The United States Air Force's decision to retain a residual fleet of 54 A-10 Thunderbolt II Warthogs through approximately 2029–2030 following Operation Epic Fury represents not a strategic reversal but a pragmatic concession to congressional pressure and near-term operational utility. The Air Force has sought to retire the A-10 since 1984 — the same year it received its final deliveries — and that institutional posture has not changed. What has changed is the pace of drawdown: the service is requesting retirement of 49 additional airframes in fiscal year 2027, which would reduce the inventory from roughly 103 aircraft to just 54, organized into three residual squadrons. The 2026 Iranian air campaign demonstrated the aircraft's continued relevance in permissive or semi-permissive environments — strafing Iranian-aligned militants in Iraq and Syria, conducting maritime strike operations against Iranian naval vessels in the Gulf, and providing close air support during the recovery of downed F-15E aircrew — but none of these missions required the A-10's unique capabilities in ways that other platforms could not eventually replicate.
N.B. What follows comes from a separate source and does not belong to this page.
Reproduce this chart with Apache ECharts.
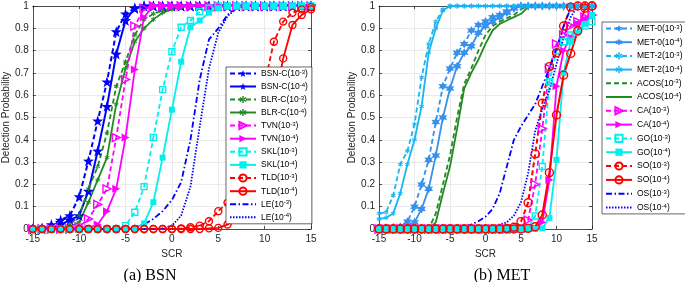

The A-10's origin story is inseparable from interservice rivalry, and understanding that history clarifies why the aircraft persists despite the Air Force's consistent efforts to shed it. The 1948 Key West Agreement assigned rotary-wing aviation to the Army, but when Lockheed's AH-56 Cheyenne — a compound helicopter capable of fixed-wing-like performance — threatened to encroach on the Air Force's close air support mission, Air Force lobbying contributed to its cancellation. Having successfully blocked the Army's advanced attack helicopter, the Air Force was politically cornered: it could no longer credibly argue against developing a dedicated CAS platform of its own. The result was the A-10, engineered specifically to blunt a Soviet armored thrust through West Germany's Fulda Gap, built around the 30mm GAU-8 Avenger rotary cannon and armored with a titanium crew protection structure. The Cold War rationale for that aircraft has been obsolete for three decades, and the Great Power Competition framework now driving Air Force investment — focused on long-range, survivable systems capable of operating against Chinese integrated air defense networks across the Pacific — leaves no role for a subsonic, low-altitude platform with limited range and high radar cross-section.
For working military aviators and defense-adjacent operators, the operational lessons from Epic Fury reinforce a pattern visible since at least Operation Desert Storm: the A-10 performs best in environments where adversaries lack meaningful air defense, and it faces significant attrition risk against any opponent with even modest SHORAD capability. The Gulf War saw 65 A-10s sustain combat damage, with 14 written off entirely — a loss rate that would be unacceptable in a high-end conflict. The 2025 modification of surviving airframes for a drone-hunting role reflects the Air Force's effort to extract additional utility from a sunk-cost asset, but it also signals the platform's transition from primary strike weapon to a niche, lower-threat-environment tool. Maritime strike against lightly defended Iranian vessels and CSAR support for downed aircrew represent exactly the kind of permissive, time-sensitive scenarios where the A-10's loiter time, payload, and pilot survivability features still provide genuine value over alternatives.
The broader implication for aviation operators and Part 91/135 contractors supporting defense logistics, ISR, or personnel recovery missions is that the U.S. military's tactical air support architecture is accelerating its shift toward standoff munitions, one-way attack drones, and multirole platforms with survivable electronic warfare suites. The A-10's retirement arc — from 722 delivered aircraft to a 54-airframe residual fleet over roughly four decades — mirrors the wider drawdown of single-mission legacy platforms across the services. Congress has repeatedly intervened to slow A-10 retirements, largely driven by constituent and Guard/Reserve employment concerns, but the trajectory is now irreversible. By 2030, barring another major contingency that validates the aircraft's niche utility in a way Congress cannot ignore, the Warthog's operational history will effectively close — not because it failed, but because the threat environment it was designed to defeat no longer defines American military planning.